┌──

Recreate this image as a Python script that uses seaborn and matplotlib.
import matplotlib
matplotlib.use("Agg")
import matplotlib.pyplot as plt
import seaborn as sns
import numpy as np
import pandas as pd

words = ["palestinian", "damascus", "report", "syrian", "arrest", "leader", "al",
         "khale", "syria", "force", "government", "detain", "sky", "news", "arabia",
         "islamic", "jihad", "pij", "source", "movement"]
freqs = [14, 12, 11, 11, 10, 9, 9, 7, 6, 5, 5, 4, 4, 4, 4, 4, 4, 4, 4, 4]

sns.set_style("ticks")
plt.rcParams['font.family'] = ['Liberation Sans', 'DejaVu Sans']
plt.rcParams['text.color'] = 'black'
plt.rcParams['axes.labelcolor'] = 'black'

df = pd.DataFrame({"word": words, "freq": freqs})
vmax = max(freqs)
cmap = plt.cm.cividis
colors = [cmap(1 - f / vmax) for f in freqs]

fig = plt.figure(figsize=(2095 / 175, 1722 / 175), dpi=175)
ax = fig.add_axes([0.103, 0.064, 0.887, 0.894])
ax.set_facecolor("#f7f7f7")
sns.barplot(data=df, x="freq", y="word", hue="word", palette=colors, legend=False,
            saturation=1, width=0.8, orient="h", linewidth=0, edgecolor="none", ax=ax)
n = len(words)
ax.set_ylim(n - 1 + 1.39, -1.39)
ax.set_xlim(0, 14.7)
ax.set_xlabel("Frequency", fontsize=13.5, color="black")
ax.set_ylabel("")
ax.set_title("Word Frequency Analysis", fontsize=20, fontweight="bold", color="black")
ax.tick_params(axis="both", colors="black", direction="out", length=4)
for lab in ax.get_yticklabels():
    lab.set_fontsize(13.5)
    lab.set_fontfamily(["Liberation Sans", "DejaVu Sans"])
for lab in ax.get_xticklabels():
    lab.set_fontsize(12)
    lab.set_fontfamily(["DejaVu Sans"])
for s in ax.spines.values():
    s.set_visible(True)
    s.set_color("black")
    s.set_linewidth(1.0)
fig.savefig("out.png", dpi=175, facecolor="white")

└──
┌──

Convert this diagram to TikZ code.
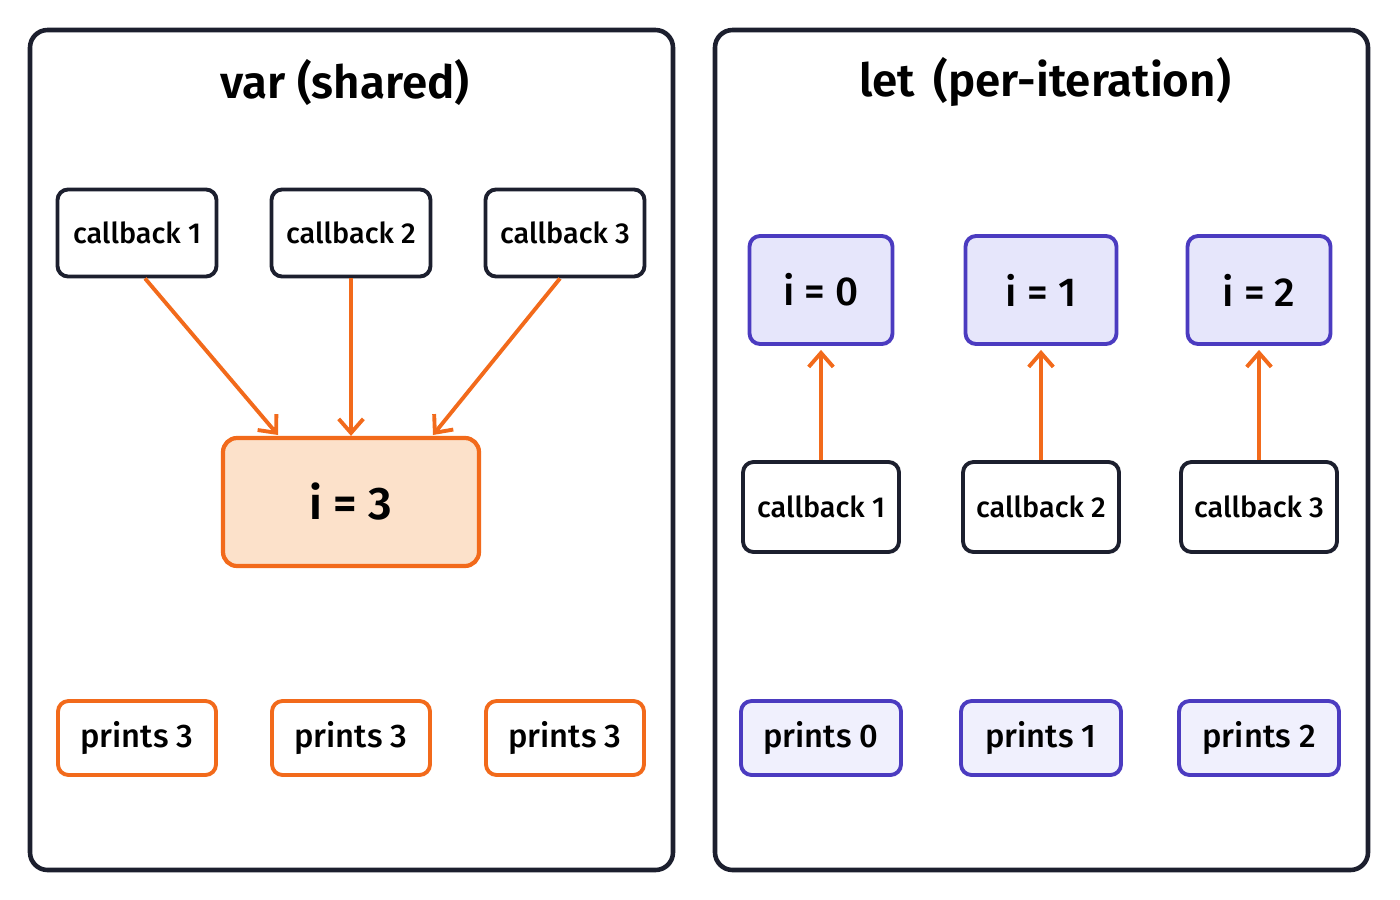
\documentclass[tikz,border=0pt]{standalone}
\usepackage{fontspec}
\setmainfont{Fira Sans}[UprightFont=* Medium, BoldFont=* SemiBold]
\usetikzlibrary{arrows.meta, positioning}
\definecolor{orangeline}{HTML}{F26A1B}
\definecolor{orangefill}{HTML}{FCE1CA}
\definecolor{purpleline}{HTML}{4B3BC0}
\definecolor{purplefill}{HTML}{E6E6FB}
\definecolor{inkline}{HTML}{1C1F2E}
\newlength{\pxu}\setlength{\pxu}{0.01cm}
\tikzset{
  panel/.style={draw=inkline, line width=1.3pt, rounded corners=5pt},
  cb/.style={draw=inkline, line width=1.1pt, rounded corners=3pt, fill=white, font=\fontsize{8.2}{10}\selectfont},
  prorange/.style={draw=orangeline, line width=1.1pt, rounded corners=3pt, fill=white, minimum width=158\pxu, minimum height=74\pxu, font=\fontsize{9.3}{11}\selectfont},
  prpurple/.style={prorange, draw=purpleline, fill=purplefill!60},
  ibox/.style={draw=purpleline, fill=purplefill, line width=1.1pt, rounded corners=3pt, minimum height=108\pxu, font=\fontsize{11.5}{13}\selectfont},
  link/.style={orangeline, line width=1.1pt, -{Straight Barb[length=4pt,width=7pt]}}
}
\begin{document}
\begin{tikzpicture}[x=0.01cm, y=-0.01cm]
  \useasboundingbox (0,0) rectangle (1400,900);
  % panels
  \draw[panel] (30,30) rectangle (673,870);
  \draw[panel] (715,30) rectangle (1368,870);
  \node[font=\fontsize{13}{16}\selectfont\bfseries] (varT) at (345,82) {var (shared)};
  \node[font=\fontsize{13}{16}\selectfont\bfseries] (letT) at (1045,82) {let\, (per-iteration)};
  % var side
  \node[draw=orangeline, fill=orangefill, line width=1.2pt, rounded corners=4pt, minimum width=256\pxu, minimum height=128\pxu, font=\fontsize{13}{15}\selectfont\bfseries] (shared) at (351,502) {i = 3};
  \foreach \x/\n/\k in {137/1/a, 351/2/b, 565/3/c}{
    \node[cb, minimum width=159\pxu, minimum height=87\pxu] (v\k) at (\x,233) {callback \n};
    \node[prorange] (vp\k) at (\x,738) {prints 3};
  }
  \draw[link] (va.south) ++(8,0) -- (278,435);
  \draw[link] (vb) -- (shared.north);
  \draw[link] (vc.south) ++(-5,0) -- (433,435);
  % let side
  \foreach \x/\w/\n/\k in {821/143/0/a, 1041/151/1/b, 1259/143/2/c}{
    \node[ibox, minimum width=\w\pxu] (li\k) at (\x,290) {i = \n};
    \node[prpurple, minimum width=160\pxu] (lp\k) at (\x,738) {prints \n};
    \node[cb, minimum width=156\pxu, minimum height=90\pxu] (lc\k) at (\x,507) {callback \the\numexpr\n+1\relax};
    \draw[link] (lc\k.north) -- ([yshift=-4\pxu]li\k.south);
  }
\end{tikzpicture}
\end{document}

└──

◆ AIM ◆
Transcribe, exactly and without additions, the lines of the records above, beginning with the line that contains "Recreate this image" and ending with the line that contains "import pandas as pd", both included.

◆ TASK ANSWER ◆
Recreate this image as a Python script that uses seaborn and matplotlib.
import matplotlib
matplotlib.use("Agg")
import matplotlib.pyplot as plt
import seaborn as sns
import numpy as np
import pandas as pd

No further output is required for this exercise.